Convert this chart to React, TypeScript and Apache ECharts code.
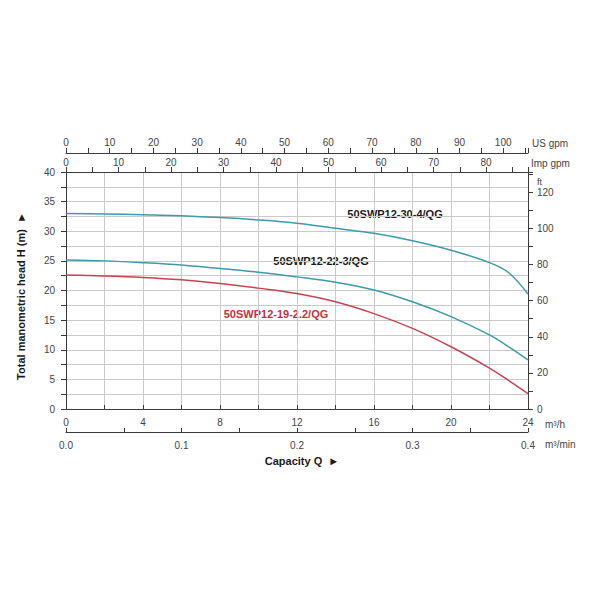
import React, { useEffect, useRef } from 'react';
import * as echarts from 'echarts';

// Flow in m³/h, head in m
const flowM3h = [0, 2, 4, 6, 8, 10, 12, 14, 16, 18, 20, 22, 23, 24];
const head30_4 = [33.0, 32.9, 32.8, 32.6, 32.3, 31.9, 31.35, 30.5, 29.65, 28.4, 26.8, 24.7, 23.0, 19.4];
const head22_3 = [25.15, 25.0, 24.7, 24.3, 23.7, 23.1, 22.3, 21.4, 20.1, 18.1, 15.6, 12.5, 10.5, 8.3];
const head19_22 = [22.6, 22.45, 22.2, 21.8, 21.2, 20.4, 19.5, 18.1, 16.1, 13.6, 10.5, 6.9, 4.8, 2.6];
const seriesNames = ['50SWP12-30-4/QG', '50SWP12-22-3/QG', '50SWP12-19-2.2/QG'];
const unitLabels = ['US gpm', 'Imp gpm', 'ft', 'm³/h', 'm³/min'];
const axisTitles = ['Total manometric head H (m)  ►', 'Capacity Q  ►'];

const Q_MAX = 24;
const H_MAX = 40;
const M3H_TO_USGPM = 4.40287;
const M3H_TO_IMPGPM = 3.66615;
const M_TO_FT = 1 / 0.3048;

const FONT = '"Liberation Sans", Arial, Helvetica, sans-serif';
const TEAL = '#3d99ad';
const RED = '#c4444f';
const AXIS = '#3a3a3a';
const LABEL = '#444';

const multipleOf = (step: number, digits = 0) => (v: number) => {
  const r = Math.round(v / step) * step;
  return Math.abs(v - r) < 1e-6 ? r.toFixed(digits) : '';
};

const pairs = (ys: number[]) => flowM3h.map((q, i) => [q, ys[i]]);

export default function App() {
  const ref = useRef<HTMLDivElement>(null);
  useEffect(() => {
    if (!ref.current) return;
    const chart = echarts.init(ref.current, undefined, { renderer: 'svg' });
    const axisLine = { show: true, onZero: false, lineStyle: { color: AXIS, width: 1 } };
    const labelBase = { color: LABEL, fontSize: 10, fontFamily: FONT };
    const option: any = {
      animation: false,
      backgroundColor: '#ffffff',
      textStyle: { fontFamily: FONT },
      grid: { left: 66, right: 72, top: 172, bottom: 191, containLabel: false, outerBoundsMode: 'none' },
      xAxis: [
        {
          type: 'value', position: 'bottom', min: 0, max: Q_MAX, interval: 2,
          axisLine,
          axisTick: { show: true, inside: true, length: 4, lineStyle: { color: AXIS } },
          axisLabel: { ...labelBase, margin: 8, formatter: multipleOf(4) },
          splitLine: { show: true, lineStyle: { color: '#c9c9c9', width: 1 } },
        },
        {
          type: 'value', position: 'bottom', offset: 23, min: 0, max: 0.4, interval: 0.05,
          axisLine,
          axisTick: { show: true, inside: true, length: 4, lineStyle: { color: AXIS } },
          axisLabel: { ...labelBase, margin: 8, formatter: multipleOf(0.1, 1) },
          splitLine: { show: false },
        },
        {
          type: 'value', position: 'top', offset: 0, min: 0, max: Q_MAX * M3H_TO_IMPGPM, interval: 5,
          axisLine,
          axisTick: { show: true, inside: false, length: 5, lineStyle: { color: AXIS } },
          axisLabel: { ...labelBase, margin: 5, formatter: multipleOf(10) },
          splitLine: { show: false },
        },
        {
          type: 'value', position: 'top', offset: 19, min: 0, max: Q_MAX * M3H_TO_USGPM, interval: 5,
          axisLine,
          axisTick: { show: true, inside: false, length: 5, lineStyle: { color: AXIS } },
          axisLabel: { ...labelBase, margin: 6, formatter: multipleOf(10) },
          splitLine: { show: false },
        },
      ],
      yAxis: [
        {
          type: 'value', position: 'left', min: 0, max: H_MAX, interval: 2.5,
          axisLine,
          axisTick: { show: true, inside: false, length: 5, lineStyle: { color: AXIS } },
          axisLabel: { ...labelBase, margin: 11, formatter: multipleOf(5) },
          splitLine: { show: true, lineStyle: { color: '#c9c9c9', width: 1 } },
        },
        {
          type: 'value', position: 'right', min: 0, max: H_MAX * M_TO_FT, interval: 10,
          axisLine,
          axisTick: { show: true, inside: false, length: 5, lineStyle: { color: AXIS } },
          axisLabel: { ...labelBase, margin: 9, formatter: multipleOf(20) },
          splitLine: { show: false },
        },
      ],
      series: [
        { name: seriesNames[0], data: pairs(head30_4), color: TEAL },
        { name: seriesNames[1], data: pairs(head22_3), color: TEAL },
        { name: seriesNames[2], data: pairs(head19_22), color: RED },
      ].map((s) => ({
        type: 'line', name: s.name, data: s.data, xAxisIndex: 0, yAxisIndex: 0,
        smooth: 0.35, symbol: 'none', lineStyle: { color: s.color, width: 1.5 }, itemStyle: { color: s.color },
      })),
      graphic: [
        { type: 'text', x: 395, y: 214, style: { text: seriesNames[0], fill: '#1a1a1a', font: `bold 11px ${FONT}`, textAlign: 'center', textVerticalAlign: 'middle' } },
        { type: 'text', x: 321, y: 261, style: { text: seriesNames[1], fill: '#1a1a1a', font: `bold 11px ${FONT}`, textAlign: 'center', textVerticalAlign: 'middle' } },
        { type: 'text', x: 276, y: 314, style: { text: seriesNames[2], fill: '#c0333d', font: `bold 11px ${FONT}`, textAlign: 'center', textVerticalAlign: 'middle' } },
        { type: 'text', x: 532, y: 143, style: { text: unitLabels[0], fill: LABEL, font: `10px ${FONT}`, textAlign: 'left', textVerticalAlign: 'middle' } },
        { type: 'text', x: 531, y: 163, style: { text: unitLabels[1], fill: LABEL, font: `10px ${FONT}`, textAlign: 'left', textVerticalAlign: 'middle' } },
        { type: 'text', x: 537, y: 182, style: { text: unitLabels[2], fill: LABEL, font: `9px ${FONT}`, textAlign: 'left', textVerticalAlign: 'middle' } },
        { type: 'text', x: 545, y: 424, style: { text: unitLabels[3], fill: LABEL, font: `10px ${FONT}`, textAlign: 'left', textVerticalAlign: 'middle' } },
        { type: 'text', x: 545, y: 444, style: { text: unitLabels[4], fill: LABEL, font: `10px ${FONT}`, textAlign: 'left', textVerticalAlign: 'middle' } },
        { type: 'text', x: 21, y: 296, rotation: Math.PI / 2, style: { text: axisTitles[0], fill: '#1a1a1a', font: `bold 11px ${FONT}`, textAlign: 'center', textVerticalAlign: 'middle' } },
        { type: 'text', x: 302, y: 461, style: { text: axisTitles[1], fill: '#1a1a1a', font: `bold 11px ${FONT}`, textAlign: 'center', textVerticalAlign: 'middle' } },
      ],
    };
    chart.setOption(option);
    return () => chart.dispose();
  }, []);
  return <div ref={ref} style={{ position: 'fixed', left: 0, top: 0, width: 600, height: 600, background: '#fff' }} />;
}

What the task asks: Restate only the lines running from the start of the material above through the line containing "const axisTitles = ['Total", ends included. No pictures.

Answer for this exercise:
Convert this chart to React, TypeScript and Apache ECharts code.
import React, { useEffect, useRef } from 'react';
import * as echarts from 'echarts';

// Flow in m³/h, head in m
const flowM3h = [0, 2, 4, 6, 8, 10, 12, 14, 16, 18, 20, 22, 23, 24];
const head30_4 = [33.0, 32.9, 32.8, 32.6, 32.3, 31.9, 31.35, 30.5, 29.65, 28.4, 26.8, 24.7, 23.0, 19.4];
const head22_3 = [25.15, 25.0, 24.7, 24.3, 23.7, 23.1, 22.3, 21.4, 20.1, 18.1, 15.6, 12.5, 10.5, 8.3];
const head19_22 = [22.6, 22.45, 22.2, 21.8, 21.2, 20.4, 19.5, 18.1, 16.1, 13.6, 10.5, 6.9, 4.8, 2.6];
const seriesNames = ['50SWP12-30-4/QG', '50SWP12-22-3/QG', '50SWP12-19-2.2/QG'];
const unitLabels = ['US gpm', 'Imp gpm', 'ft', 'm³/h', 'm³/min'];
const axisTitles = ['Total manometric head H (m)  ►', 'Capacity Q  ►'];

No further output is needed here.